> [DIRECTIONS FOR THIS TASK] The lines to extract run from the first line of the material below to the line containing "ax.grid(axis='y', color='black', lw=1)", both included; leave the pictures behind.

> [INFORMATION PROVIDED]
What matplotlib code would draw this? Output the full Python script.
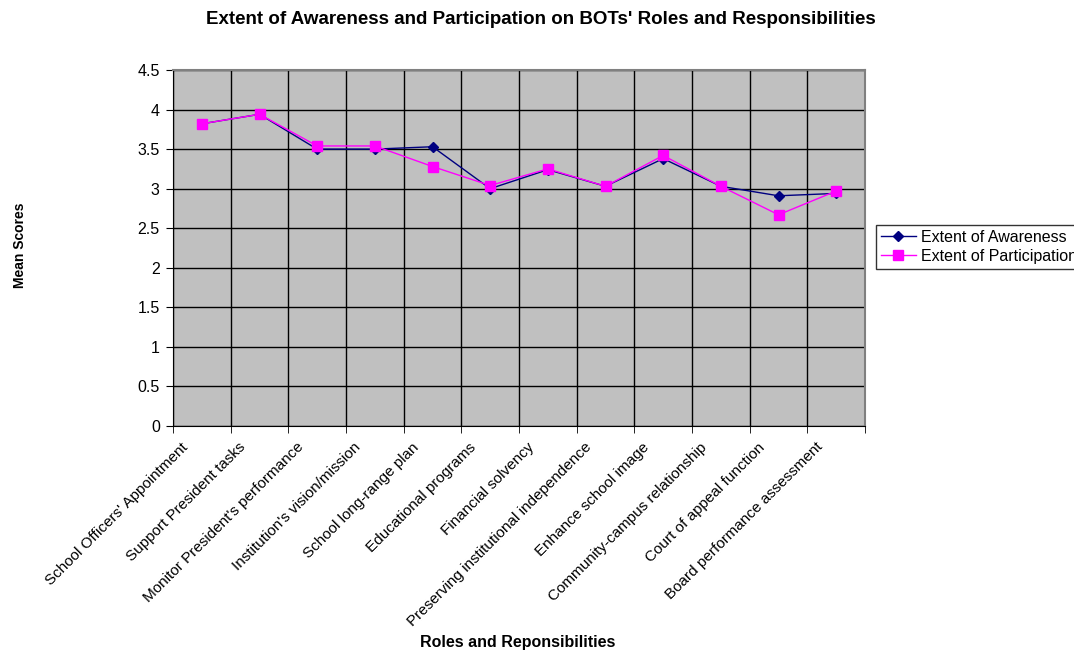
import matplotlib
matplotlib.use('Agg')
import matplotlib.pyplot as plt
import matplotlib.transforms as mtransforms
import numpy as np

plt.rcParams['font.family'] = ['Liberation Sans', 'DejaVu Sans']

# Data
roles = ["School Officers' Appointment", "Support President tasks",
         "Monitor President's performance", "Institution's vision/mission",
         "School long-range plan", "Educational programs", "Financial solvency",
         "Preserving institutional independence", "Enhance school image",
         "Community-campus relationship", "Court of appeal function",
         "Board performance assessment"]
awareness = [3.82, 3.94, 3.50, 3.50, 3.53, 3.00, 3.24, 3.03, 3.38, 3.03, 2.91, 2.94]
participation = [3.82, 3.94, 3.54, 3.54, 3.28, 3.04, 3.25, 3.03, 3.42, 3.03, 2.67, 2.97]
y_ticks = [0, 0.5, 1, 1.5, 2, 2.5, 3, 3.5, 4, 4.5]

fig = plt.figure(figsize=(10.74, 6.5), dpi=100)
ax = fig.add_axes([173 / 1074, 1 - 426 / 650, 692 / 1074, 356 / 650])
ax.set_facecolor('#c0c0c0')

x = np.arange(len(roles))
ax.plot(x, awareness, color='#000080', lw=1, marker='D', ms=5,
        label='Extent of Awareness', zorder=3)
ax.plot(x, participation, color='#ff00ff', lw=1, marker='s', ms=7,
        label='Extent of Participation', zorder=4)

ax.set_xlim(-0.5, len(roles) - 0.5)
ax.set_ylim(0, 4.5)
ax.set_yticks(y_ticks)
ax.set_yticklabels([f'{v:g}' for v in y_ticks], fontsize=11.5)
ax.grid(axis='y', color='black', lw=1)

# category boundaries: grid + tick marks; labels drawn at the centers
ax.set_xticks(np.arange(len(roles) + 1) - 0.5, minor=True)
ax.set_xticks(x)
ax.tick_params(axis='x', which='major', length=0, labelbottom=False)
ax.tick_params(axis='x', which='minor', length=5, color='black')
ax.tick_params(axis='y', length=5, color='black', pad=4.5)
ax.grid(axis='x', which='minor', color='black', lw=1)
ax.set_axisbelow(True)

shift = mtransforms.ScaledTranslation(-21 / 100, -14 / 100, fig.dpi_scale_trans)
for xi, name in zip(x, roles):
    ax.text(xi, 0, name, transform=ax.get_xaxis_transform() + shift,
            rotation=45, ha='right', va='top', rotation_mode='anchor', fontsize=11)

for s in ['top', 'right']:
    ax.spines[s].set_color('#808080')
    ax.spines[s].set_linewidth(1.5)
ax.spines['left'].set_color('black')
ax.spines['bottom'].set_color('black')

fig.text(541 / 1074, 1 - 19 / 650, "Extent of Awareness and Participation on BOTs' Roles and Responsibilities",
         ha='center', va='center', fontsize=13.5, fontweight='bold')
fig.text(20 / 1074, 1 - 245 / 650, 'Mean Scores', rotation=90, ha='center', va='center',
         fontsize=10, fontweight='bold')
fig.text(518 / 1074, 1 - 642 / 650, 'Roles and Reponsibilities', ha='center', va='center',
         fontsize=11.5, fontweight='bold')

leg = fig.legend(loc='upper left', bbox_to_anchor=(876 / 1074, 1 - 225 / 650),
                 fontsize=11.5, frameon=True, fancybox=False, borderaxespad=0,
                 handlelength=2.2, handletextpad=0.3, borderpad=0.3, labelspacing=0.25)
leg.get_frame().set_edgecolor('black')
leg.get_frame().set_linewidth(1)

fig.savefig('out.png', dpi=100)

> [TASK SOLUTION]
What matplotlib code would draw this? Output the full Python script.
import matplotlib
matplotlib.use('Agg')
import matplotlib.pyplot as plt
import matplotlib.transforms as mtransforms
import numpy as np

plt.rcParams['font.family'] = ['Liberation Sans', 'DejaVu Sans']

# Data
roles = ["School Officers' Appointment", "Support President tasks",
         "Monitor President's performance", "Institution's vision/mission",
         "School long-range plan", "Educational programs", "Financial solvency",
         "Preserving institutional independence", "Enhance school image",
         "Community-campus relationship", "Court of appeal function",
         "Board performance assessment"]
awareness = [3.82, 3.94, 3.50, 3.50, 3.53, 3.00, 3.24, 3.03, 3.38, 3.03, 2.91, 2.94]
participation = [3.82, 3.94, 3.54, 3.54, 3.28, 3.04, 3.25, 3.03, 3.42, 3.03, 2.67, 2.97]
y_ticks = [0, 0.5, 1, 1.5, 2, 2.5, 3, 3.5, 4, 4.5]

fig = plt.figure(figsize=(10.74, 6.5), dpi=100)
ax = fig.add_axes([173 / 1074, 1 - 426 / 650, 692 / 1074, 356 / 650])
ax.set_facecolor('#c0c0c0')

x = np.arange(len(roles))
ax.plot(x, awareness, color='#000080', lw=1, marker='D', ms=5,
        label='Extent of Awareness', zorder=3)
ax.plot(x, participation, color='#ff00ff', lw=1, marker='s', ms=7,
        label='Extent of Participation', zorder=4)

ax.set_xlim(-0.5, len(roles) - 0.5)
ax.set_ylim(0, 4.5)
ax.set_yticks(y_ticks)
ax.set_yticklabels([f'{v:g}' for v in y_ticks], fontsize=11.5)
ax.grid(axis='y', color='black', lw=1)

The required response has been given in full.